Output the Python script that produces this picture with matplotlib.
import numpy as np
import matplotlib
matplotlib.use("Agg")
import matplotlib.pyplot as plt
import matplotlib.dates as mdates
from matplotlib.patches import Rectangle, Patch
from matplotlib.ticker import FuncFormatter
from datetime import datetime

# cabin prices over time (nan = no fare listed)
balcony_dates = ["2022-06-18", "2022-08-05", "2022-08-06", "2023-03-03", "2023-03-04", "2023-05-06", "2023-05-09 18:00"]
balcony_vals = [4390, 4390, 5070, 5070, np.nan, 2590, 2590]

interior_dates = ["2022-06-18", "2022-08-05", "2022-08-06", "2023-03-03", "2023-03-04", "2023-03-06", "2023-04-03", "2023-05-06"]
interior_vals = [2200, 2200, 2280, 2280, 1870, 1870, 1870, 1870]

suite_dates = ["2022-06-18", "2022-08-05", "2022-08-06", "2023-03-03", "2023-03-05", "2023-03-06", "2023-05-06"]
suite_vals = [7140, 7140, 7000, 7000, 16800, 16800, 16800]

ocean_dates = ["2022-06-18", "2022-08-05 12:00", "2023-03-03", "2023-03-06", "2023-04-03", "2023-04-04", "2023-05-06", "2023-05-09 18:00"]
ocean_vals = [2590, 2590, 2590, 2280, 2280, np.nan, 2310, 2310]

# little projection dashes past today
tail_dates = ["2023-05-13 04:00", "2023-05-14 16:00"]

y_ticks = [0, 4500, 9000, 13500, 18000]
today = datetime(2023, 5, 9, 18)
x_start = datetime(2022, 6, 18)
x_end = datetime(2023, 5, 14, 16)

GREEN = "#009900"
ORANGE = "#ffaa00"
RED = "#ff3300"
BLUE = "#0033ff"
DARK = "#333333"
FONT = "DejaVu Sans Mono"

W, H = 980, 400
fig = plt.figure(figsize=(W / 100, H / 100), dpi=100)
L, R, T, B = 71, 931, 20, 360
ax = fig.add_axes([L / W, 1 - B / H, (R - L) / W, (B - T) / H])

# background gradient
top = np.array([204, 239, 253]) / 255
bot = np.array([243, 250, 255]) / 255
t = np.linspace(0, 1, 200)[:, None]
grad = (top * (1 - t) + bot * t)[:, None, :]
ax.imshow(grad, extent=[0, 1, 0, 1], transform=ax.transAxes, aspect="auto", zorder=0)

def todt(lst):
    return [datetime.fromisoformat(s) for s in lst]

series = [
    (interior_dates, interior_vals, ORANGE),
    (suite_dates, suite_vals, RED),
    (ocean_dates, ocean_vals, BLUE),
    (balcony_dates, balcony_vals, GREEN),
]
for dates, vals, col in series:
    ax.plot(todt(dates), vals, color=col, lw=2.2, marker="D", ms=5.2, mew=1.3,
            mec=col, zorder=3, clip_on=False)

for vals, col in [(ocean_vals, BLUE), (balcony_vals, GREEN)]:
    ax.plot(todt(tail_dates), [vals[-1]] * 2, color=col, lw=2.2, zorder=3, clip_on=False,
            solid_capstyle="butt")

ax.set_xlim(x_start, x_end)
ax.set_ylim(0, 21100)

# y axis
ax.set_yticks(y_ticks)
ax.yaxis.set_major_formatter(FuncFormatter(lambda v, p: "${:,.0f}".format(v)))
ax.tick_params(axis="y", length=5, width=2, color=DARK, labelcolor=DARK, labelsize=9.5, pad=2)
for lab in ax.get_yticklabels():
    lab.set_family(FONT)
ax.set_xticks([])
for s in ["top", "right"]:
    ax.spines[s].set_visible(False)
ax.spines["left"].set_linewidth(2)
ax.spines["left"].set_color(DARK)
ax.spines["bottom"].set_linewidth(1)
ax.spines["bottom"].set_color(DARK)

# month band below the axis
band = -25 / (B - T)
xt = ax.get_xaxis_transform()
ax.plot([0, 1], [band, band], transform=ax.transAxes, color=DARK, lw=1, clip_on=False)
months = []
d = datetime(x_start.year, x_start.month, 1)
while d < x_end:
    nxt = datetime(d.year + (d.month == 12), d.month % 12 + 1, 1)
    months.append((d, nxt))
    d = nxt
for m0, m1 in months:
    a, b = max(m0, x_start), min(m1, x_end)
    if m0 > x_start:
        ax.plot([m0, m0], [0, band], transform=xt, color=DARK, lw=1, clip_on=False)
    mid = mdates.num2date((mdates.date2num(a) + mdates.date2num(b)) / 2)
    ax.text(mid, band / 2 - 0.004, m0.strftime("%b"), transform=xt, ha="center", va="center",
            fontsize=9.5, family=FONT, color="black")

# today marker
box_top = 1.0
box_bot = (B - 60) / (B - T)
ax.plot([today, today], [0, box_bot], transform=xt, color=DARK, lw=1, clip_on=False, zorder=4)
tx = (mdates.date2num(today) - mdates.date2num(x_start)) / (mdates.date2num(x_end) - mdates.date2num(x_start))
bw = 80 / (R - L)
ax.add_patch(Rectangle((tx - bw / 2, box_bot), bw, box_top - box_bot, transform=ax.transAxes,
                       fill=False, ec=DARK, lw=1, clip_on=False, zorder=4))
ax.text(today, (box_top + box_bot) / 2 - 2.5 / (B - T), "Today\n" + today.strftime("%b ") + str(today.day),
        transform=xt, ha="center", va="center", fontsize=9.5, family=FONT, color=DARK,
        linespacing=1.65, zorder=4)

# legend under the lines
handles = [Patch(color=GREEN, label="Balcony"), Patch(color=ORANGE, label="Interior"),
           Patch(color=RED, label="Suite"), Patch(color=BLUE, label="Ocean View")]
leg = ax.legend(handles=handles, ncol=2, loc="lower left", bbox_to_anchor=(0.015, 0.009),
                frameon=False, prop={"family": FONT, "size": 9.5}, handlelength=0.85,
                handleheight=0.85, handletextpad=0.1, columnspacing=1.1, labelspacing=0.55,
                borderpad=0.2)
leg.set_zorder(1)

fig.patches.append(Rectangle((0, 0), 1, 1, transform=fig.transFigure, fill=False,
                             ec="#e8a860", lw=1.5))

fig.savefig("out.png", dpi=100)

---

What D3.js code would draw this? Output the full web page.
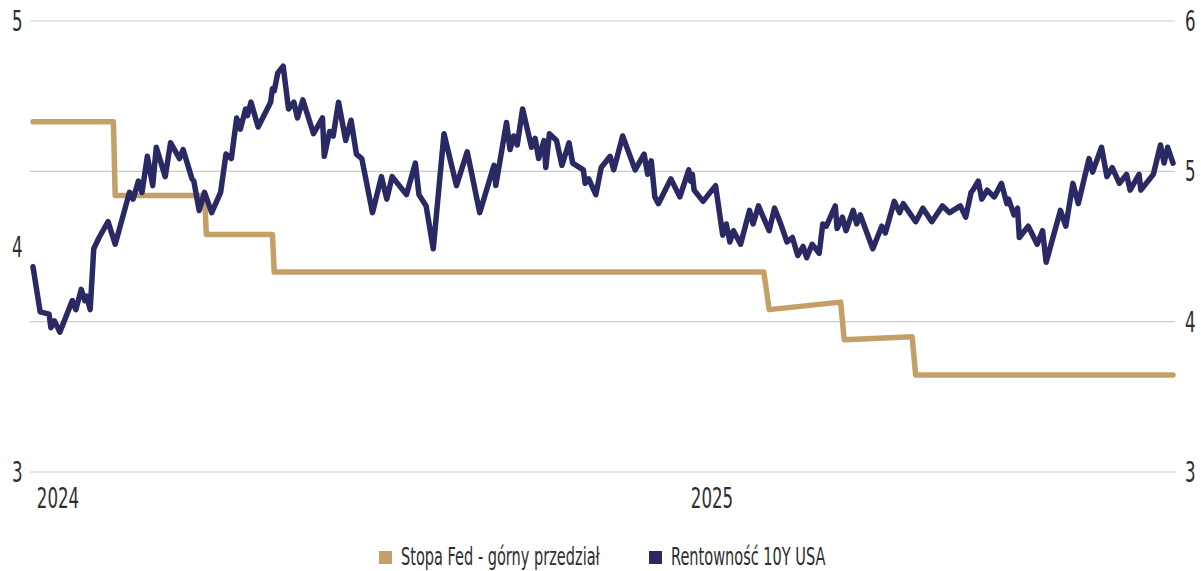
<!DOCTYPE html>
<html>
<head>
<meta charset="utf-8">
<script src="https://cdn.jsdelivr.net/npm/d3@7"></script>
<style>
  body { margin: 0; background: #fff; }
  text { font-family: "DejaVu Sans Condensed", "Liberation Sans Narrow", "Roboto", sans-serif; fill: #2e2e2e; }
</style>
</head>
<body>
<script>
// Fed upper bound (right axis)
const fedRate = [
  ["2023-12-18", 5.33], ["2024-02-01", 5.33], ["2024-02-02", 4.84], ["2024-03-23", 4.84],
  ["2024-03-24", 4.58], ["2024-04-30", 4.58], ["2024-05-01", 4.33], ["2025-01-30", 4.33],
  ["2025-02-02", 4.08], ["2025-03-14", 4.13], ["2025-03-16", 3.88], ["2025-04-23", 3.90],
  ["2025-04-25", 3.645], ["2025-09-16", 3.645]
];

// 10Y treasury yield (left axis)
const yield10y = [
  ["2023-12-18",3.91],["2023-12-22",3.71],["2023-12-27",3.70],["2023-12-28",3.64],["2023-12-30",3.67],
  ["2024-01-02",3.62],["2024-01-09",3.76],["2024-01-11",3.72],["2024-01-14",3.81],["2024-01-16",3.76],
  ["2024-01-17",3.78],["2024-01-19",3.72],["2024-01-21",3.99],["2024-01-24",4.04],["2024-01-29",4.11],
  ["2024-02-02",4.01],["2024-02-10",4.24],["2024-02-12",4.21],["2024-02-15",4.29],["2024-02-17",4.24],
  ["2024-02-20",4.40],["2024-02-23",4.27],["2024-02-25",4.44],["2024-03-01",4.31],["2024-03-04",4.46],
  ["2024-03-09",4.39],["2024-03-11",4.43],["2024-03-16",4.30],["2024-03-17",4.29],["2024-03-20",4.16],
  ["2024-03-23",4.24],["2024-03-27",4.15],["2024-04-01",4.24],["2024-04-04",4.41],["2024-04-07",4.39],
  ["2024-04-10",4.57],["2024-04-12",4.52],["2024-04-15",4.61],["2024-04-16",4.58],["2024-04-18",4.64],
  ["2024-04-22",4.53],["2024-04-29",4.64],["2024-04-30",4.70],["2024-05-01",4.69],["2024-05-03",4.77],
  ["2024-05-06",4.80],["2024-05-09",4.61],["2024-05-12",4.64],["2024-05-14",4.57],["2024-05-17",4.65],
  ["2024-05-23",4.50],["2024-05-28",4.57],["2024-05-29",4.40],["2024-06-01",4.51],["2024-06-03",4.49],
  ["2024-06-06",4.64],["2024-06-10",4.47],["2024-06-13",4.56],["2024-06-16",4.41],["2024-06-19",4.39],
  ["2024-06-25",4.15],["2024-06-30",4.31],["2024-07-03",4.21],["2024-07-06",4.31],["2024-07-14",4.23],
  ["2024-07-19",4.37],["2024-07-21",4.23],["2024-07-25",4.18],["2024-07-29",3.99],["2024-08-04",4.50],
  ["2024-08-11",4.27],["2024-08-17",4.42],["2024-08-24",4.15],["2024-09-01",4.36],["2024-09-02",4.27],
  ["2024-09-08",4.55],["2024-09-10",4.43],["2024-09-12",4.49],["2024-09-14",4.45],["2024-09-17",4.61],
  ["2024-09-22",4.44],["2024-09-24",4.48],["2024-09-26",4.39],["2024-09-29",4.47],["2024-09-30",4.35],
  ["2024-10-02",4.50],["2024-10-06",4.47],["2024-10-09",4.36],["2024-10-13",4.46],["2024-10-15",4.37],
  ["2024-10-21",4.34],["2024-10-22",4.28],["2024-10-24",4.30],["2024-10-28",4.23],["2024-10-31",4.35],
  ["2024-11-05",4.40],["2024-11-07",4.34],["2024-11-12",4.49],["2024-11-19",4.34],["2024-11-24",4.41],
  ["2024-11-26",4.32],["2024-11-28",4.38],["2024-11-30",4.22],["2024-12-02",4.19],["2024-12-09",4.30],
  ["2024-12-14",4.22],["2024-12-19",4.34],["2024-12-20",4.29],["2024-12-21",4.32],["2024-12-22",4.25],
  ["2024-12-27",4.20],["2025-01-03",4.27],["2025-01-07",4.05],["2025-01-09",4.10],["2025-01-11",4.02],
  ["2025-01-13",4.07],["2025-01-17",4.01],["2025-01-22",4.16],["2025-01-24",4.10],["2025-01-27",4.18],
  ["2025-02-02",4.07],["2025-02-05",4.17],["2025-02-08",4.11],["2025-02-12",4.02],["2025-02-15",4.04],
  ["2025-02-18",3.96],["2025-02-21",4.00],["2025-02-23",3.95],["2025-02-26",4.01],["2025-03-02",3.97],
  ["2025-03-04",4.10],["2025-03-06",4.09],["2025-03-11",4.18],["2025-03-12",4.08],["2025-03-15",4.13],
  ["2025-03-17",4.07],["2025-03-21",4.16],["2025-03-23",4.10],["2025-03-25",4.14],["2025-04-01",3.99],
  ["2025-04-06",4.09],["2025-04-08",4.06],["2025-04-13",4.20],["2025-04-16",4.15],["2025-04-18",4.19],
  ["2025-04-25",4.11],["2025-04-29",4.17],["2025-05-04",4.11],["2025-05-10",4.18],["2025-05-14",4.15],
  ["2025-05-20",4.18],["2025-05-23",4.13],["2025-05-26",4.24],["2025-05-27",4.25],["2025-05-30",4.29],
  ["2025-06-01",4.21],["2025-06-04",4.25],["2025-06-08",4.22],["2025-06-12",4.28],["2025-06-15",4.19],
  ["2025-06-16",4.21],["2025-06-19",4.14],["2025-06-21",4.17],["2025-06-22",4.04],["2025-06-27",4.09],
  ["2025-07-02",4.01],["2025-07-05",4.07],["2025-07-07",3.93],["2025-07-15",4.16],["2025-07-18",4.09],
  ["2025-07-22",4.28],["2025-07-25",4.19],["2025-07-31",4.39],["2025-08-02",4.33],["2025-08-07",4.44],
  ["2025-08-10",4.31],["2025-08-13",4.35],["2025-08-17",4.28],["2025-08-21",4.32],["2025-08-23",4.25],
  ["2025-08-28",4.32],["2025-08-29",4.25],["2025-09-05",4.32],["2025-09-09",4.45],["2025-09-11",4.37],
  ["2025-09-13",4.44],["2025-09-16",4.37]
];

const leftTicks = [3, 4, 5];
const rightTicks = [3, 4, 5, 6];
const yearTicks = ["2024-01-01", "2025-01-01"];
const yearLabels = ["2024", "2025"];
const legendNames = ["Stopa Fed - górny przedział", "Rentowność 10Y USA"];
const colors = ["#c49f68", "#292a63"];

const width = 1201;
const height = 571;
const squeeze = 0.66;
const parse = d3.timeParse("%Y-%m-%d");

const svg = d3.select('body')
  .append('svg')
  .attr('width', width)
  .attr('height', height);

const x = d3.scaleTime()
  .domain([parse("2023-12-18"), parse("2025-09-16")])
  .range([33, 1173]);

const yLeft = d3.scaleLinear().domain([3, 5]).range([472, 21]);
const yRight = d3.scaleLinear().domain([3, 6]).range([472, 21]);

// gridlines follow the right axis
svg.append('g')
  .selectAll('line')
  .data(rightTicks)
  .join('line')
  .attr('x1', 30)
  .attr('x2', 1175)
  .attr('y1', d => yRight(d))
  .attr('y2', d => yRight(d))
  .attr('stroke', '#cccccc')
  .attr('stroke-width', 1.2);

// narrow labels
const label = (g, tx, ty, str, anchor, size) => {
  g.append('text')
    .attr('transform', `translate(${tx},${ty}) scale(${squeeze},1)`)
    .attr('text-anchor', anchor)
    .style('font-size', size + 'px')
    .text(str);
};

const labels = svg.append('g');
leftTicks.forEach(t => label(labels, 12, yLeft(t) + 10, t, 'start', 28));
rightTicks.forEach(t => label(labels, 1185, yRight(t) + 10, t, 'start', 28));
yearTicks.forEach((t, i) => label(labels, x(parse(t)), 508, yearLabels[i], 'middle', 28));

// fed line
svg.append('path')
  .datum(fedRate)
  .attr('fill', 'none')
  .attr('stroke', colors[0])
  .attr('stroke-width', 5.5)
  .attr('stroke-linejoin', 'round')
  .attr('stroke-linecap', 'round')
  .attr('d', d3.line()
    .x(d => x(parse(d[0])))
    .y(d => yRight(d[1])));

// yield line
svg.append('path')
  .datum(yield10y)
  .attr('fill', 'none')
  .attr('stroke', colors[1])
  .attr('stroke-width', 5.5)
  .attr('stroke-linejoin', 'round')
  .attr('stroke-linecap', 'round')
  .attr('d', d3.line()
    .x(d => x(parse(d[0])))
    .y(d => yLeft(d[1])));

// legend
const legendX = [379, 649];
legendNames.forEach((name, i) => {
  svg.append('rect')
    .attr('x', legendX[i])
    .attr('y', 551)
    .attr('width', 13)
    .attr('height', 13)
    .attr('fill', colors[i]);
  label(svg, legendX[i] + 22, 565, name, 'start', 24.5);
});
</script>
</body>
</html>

#### [Given exercise]
In the listing above, locate the line containing "Output the Python" and the line containing "interior_vals = [2200, 2200, 2280, 2280, 1870, 1870, 1870, 1870]". Transcribe those two lines and everything between them, exactly as written.

#### [Solution to the exercise]
Output the Python script that produces this picture with matplotlib.
import numpy as np
import matplotlib
matplotlib.use("Agg")
import matplotlib.pyplot as plt
import matplotlib.dates as mdates
from matplotlib.patches import Rectangle, Patch
from matplotlib.ticker import FuncFormatter
from datetime import datetime

# cabin prices over time (nan = no fare listed)
balcony_dates = ["2022-06-18", "2022-08-05", "2022-08-06", "2023-03-03", "2023-03-04", "2023-05-06", "2023-05-09 18:00"]
balcony_vals = [4390, 4390, 5070, 5070, np.nan, 2590, 2590]

interior_dates = ["2022-06-18", "2022-08-05", "2022-08-06", "2023-03-03", "2023-03-04", "2023-03-06", "2023-04-03", "2023-05-06"]
interior_vals = [2200, 2200, 2280, 2280, 1870, 1870, 1870, 1870]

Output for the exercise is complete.